La extrema humildad de Sócrates, quien aseguró no saber nada de nada, contrasta con la superlativa vanidad de los que aseguran sabérselas todas. Éstos yerran con demasiada frecuencia, sobre todo en el terreno político actual, haciendo muy poco caso de los consejos, sugerencias o recomendaciones de las personas que saben más por viejos que por diablos.
Los más avisados dirán de un modernidad líquida, pues, al dirigente promedio sólo le atrae la degustación mediática de sí, encargando por lo general los 140 caracteres que redondean su fama con una recurrente aparición televisiva. Por lo general, no cultiva una disciplina o una mera afición alterna a su ocupación principal, que sea capaz de abrir otros horizontes de interpretación más allá de los burdos hechos que suplen a otros en esta circularidad abierta por la barbarie que arribó al poder en 1999, contaminando a propios y a extraños.
Sería ocioso, por ejemplo, convertir el debate público en una confrontación lacaniana o junguiana de los hechos y sus personajes, pero luce obvio que todo aquél que nunca siguió y admiró a un pitcher estelar, esperó por la nueva obra de su novelista favorito, lidió con un asunto econométrico, le intrigó la teoría de las cuerdas, preguntó sobre la retroventa, trató de imitar el riff de su guitarrista favorito, garabateó algunos versos o coleccionó suplementos de Superman de niño, tiene una mirada estrecha para el ejercicio político.

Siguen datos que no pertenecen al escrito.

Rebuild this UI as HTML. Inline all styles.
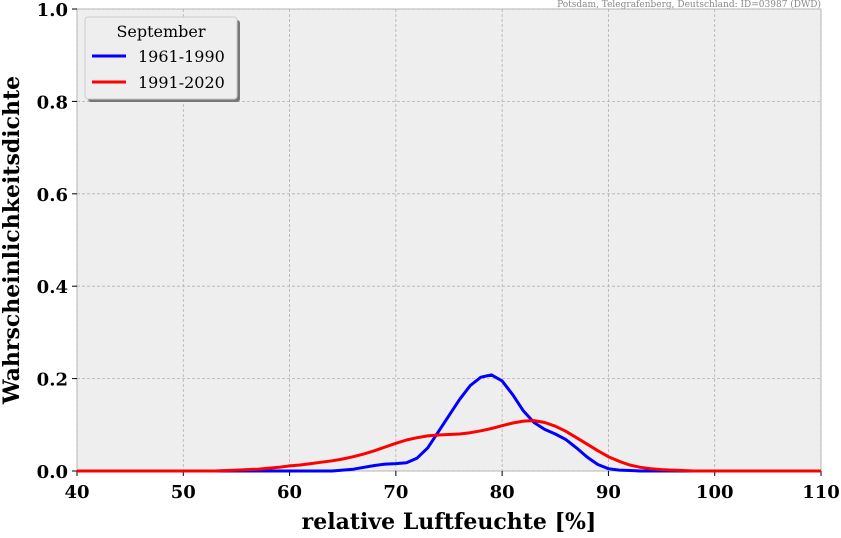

Carece de otros elementos de vivencia y de interpretación, tan indispensables en la hora actual.
Nunca antes, tuvimos una crisis histórica sin una intelectualidad convincentemente comprometida y, además, con un liderazgo político que se le acercara en inquietudes y frutos. Valga la digresión, porque siendo – de Weber para acá – tan específica la política como profesión, ésta no se explica sin la reflexión, la vivencia y la experiencia a la que únicamente puede accederse con la paciencia y la modestia necesaria.
Buena o mala intención aparte, siempre nos preguntamos sobre el bloqueo de todo diálogo entre dictadura y oposición, insatisfechos con las respuestas que teníamos a la mano. Sobre todo, porque no acarreaban o acarrean – aparentemente – costo político alguno y pasan ilesos sus protagonistas del fracaso de 2014 al de 2016, anunciándose ahora otro.
En días pasados, Carlos Blanco tuvo una poderosa intuición que ilustra muy bien el tamaño del desafío que toca desesperado a nuestras puertas: es un asunto cultural (https://mnwey.awslvpni.com/2017/09/27/carlos-blanco-sindrome-del-ex-radical). Hicimos nuestra la actitud fatalista de los antiguos radicales que, por un lado, no saben negociar sino desde sus debilidades, y, por el otro, paradójicamente, tratan y fustigan a los radicales del momento, por muy desarmados que se encuentren, haciéndose eco de la prédica oficial.
La interpretación que puede ocasionar otras (agregaría la sempiterna espera por el botín de guerra que supone toda negociación, desde el Tratado de Coche para acá), se nos antoja como una novedad provechosa que no sólo aporta un político de probada trayectoria en el oficio, sino el intelectual que nunca ha dejado de ser, como solía ser antes el promedio de los que fatigaban un partido (algo más que un club de bolas criollas). Se dirá inútil el señalamiento del síndrome del ex – radical, acomplejado por el soldado que hoy lo hipoteca, pero una lectura atenta al artículo de Blanco, ofrece pistas para ensayar otra táctica y otra estrategia desde la oposición, por ágrafa que sea, como es la dictadura.